The text came from Mohamed Amine Belarbi, a self-described serial entrepreneur who spends his waking hours juggling a full academic schedule at New York University Abu Dhabi and pursuing numerous business and marketing projects.
“When I came here, I saw there was so much passion for entrepreneurship, but there is a lack of a common place or common platform where people can read about this,” said Mr Belarbi, a Moroccan who went to high school in Norway before moving to Abu Dhabi on a full scholarship.
“So I thought, let's start something of our own. I contacted my friend, my co-founder in Sweden, and said let's just try it as a trial, just for fun.”
The debut edition of the Gulf Elite was launched from Mr Belarbi's dormitory room in August. He designed its 34 pages and published them as a PDF available through a free online reader called ISSUU (issuu.com/gulfelite).
The articles, written by Mr Belarbi, co-founder Ibrahim Naji and student contributors, offered advice to aspiring young entrepreneurs in articles such as The CEO of You: The why and how of personal branding, and even fashion tips in You Are What You Wear: The clothing items you should pick carefully if you want to be taken seriously.
Mr Naji, a 19-year-old Swedish-born Palestinian, said: “But unlike any other magazine, we have combined a very informal approach to formal topics, which would appeal much more to the younger generation, Generation Y.
“With that being said, our goal is to inspire. Our goal is to innovate. Our goal is to spread the mentality that nothing is impossible, no matter what colour, shape or size you have.”
By the end of its first month, the PDF version of the magazine attracted more than 20,000 unique visitors, said Mr Belarbi.
“We said, well, this stands for something,” the 20-year-old Moroccan said. “If so many people liked it, then we should continue.”
But the reaction was not all good. The online magazine was criticised by student-run campus newspaper The Gazelle as being sexist. An opinion piece, written by contributor Olivia Bergen, argued that the magazine was too male-centric and even misogynistic. Its dress-for-success feature focused on menswear, for example. A profile of a Stockholm School of Economics student who was named female economist of the year dwelled on her high heels and good looks.
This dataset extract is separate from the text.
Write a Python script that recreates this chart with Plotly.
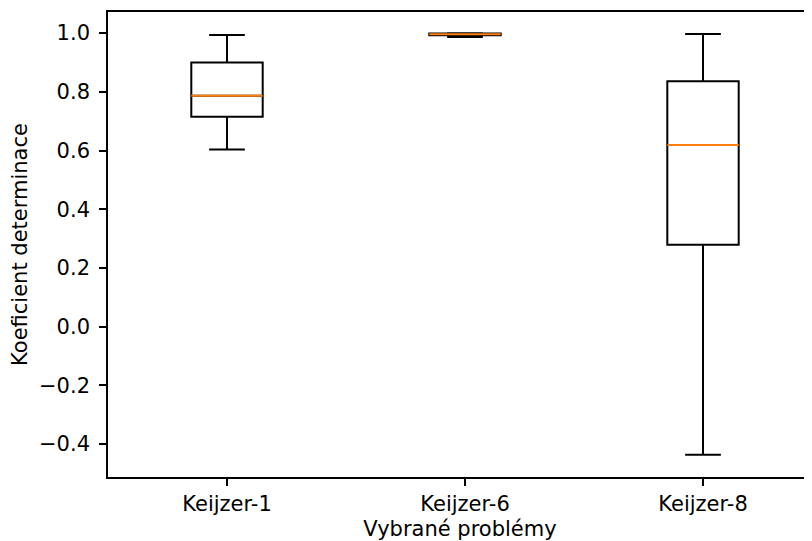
import plotly.graph_objects as go

categories = ["Keijzer-1", "Keijzer-6", "Keijzer-8"]
positions = [1, 2, 3]
lower_whisker = [0.604, 0.987, -0.436]
q1 = [0.715, 0.993, 0.279]
median = [0.787, 0.996, 0.619]
q3 = [0.900, 0.999, 0.836]
upper_whisker = [0.994, 1.000, 0.997]
y_ticks = [-0.4, -0.2, 0.0, 0.2, 0.4, 0.6, 0.8, 1.0]
y_tick_labels = ["−0.4", "−0.2", "0.0", "0.2", "0.4", "0.6", "0.8", "1.0"]

BOX_W = 0.3
FONT = dict(family="DejaVu Sans", size=21, color="black")

fig = go.Figure()
for i, cat in enumerate(categories):
    fig.add_trace(go.Box(
        x=[positions[i]], q1=[q1[i]], median=[median[i]], q3=[q3[i]],
        lowerfence=[lower_whisker[i]], upperfence=[upper_whisker[i]],
        width=BOX_W, whiskerwidth=0.5, boxpoints=False,
        line=dict(color="black", width=2), fillcolor="white",
        name=cat, showlegend=False, hoverinfo="skip",
    ))

mx, my = [], []
for p, m in zip(positions, median):
    mx += [p - BOX_W / 2, p + BOX_W / 2, None]
    my += [m, m, None]
fig.add_trace(go.Scatter(x=mx, y=my, mode="lines",
                         line=dict(color="#ff7f0e", width=2),
                         showlegend=False, hoverinfo="skip"))

# page body has an 8px margin, so the figure is offset by (8, 8)
fig.update_layout(
    width=804, height=533,
    margin=dict(l=100, r=0, t=4, b=64),
    plot_bgcolor="white", paper_bgcolor="white",
    font=FONT,
    xaxis=dict(
        range=[0.5, 0.5 + 704 / 238], tickvals=positions, ticktext=categories,
        showgrid=False, zeroline=False, showline=True, mirror=True,
        linecolor="black", linewidth=1.6,
        ticks="outside", ticklen=7, tickwidth=1.6, tickcolor="black",
        ticklabelstandoff=0,
        tickfont=FONT,
        title=dict(text="Vybrané problémy", font=FONT, standoff=10),
    ),
    yaxis=dict(
        range=[-0.512, 1.072], tickvals=y_ticks, ticktext=y_tick_labels,
        showgrid=False, zeroline=False, showline=True, mirror=False,
        linecolor="black", linewidth=1.6,
        ticks="outside", ticklen=7, tickwidth=1.6, tickcolor="black",
        ticklabelstandoff=5,
        tickfont=FONT,
        title=dict(text="Koeficient determinace", font=FONT, standoff=10),
    ),
)

fig.write_html("out.html")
“Though I admire the entrepreneurial spirit behind Gulf Elite, I am disappointed in its execution,” Ms Bergen wrote in The Gazelle. “I expect better from my peers at NYUAD that contribute to this publication, and I hope that, going forward, they will focus more on its inspirational and informative content and less on stereotyping and sexualising.”
Mr Belarbi addressed the allegations in an opinion piece also run in the campus newspaper. He argued the opinions published in Gulf Elite were those of the writer and not of the magazine. Mr Belarbi also said he recognised his staff was dominated by men. He also increased efforts to recruit women writers and feature more stories about women, and even enrolled in a feminism and gender class.
Gulf Elite has now published its seventh issue and its monthly unique visits are up to 30,000, according to Mr Belarbi. But, he admits, “we are not journalists”.
“We are trying to differentiate ourselves from sounding like a newspaper,” he said. “This is what makes us unique and so appealing to our readers – we are a publication you have fun while reading.”